● Stated goal
Look below. Copy each line that has "this" in it.

● Data provided

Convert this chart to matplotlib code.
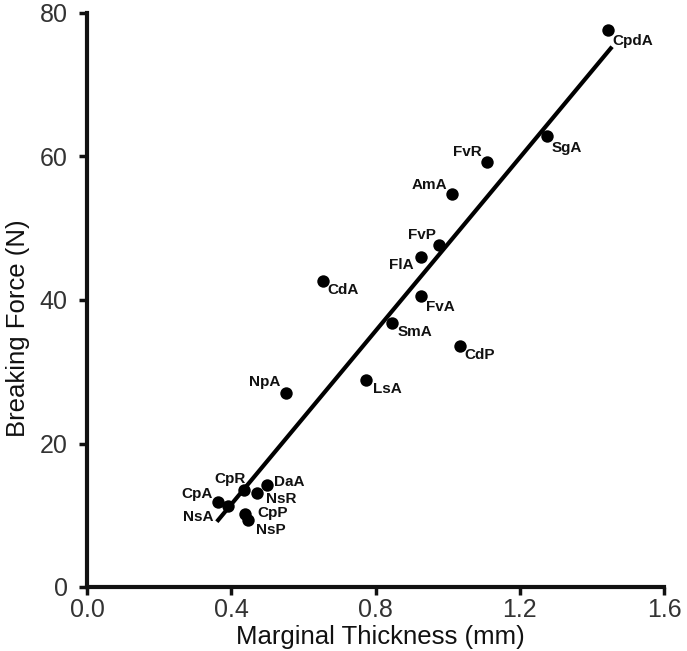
--
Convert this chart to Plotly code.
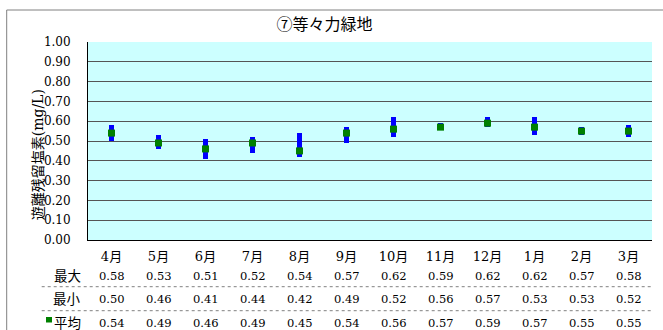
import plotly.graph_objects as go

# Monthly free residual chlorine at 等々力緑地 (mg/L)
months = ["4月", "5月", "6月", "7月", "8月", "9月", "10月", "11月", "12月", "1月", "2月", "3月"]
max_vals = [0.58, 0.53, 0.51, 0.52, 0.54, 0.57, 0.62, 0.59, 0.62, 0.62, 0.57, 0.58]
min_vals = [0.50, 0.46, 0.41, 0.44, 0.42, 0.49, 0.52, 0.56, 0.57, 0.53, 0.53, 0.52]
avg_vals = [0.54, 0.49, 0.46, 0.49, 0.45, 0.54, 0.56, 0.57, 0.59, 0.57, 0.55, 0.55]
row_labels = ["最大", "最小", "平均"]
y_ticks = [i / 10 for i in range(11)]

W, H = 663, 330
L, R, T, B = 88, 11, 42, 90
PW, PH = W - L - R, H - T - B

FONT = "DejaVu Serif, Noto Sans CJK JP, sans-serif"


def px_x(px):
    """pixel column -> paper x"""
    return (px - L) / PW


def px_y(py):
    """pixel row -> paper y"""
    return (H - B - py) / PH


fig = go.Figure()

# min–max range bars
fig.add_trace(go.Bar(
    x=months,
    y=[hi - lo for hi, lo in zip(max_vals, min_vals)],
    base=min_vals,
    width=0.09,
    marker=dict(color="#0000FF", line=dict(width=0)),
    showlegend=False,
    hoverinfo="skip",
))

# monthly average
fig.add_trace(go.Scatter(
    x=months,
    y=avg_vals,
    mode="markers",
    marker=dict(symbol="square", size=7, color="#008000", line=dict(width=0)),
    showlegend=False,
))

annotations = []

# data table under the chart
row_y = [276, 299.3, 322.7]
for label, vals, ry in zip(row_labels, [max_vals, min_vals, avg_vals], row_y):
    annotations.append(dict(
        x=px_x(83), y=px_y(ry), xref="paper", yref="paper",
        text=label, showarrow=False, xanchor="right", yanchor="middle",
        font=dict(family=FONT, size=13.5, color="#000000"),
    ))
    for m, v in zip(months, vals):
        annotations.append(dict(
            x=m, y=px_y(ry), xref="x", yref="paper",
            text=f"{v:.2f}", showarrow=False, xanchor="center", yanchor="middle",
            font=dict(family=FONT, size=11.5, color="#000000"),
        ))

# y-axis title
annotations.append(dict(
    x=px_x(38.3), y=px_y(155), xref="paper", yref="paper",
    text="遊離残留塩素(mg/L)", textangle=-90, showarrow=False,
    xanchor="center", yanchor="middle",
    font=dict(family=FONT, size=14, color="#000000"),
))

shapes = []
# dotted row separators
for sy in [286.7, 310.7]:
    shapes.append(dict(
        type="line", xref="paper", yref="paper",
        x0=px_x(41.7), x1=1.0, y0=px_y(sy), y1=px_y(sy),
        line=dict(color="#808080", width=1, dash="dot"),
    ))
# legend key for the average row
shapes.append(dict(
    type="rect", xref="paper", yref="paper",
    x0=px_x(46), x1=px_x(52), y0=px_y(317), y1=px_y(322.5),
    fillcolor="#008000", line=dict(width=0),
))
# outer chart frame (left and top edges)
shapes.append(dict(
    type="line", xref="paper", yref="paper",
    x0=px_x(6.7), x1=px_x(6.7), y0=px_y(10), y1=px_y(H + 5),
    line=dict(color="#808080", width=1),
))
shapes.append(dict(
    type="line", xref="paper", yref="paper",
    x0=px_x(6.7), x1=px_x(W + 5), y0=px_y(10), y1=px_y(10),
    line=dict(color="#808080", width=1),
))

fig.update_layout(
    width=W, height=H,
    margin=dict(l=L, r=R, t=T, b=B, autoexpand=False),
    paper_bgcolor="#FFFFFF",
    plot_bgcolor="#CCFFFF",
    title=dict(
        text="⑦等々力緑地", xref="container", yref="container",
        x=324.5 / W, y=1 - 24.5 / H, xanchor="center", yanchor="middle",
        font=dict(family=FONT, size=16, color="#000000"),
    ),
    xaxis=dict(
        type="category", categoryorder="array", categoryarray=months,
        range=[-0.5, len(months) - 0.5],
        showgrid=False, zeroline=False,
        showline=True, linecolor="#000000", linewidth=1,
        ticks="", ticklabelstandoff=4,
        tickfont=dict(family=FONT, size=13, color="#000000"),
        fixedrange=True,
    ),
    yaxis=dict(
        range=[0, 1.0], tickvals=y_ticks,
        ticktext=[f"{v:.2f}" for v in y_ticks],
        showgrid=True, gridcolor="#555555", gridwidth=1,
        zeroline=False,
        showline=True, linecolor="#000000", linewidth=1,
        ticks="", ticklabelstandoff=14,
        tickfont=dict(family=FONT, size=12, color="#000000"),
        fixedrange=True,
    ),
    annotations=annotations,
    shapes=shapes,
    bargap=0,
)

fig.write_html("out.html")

● Answer below
Convert this chart to matplotlib code.
Convert this chart to Plotly code.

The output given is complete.